>> BEGIN

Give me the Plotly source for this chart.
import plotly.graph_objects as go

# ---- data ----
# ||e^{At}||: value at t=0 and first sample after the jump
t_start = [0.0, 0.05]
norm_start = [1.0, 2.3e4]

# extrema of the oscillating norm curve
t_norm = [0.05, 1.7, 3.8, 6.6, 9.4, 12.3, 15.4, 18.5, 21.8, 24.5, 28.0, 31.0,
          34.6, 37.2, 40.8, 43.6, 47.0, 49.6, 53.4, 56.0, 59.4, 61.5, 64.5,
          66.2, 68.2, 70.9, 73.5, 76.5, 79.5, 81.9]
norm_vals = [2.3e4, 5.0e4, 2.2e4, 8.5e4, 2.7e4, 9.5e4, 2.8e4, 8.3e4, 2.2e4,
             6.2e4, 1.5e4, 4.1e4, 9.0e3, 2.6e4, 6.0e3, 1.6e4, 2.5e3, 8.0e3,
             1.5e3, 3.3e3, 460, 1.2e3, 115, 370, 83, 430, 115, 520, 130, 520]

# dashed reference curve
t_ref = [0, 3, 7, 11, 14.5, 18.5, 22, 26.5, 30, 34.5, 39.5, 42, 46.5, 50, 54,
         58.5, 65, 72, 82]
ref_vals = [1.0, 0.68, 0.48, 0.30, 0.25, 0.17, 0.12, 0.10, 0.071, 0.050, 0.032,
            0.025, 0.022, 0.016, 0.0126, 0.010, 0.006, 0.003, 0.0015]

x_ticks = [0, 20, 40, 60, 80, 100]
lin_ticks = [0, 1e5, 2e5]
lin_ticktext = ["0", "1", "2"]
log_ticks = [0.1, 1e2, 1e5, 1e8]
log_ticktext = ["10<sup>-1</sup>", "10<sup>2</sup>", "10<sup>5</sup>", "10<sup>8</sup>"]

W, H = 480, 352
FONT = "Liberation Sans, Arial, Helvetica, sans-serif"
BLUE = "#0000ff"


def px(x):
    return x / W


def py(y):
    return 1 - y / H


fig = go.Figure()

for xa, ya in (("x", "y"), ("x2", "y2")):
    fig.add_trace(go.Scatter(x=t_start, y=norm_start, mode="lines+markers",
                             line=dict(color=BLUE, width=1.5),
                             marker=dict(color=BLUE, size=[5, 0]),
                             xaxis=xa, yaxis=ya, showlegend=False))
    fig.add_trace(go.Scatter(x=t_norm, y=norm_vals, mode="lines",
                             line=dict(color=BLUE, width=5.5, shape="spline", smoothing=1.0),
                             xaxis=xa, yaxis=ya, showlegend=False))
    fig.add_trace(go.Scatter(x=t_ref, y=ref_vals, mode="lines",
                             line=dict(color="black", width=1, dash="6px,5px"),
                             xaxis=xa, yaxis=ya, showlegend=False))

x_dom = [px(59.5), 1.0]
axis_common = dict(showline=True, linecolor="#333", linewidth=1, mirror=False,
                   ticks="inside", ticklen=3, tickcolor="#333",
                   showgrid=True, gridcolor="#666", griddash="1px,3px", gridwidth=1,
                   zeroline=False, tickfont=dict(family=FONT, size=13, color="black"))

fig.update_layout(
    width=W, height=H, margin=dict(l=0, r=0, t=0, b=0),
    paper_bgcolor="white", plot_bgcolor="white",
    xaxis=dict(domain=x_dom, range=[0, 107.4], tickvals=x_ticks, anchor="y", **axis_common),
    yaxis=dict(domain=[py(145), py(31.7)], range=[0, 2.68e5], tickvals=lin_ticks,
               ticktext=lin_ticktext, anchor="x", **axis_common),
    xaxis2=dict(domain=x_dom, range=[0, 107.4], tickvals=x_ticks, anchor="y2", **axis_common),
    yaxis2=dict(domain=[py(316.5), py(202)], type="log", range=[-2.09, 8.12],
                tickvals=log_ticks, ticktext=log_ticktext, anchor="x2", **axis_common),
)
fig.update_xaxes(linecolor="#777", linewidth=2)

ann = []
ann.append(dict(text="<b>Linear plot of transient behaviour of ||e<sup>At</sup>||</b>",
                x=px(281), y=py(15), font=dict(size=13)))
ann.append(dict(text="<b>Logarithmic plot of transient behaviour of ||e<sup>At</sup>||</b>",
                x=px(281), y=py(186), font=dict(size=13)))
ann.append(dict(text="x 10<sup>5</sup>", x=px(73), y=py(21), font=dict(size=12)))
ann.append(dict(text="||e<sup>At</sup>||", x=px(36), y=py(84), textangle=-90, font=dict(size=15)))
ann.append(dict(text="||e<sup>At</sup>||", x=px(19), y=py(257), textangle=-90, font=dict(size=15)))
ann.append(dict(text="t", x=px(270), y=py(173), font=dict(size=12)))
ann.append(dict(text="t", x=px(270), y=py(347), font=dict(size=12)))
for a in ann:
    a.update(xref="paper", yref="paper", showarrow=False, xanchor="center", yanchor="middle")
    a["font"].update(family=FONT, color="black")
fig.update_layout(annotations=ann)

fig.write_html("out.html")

>> END

> What you have to do
Reproduce verbatim only this range: the first line of the material through the line that contains "norm_start = [1.0, 2.3e4]", inclusive.

> Exercise answer
Give me the Plotly source for this chart.
import plotly.graph_objects as go

# ---- data ----
# ||e^{At}||: value at t=0 and first sample after the jump
t_start = [0.0, 0.05]
norm_start = [1.0, 2.3e4]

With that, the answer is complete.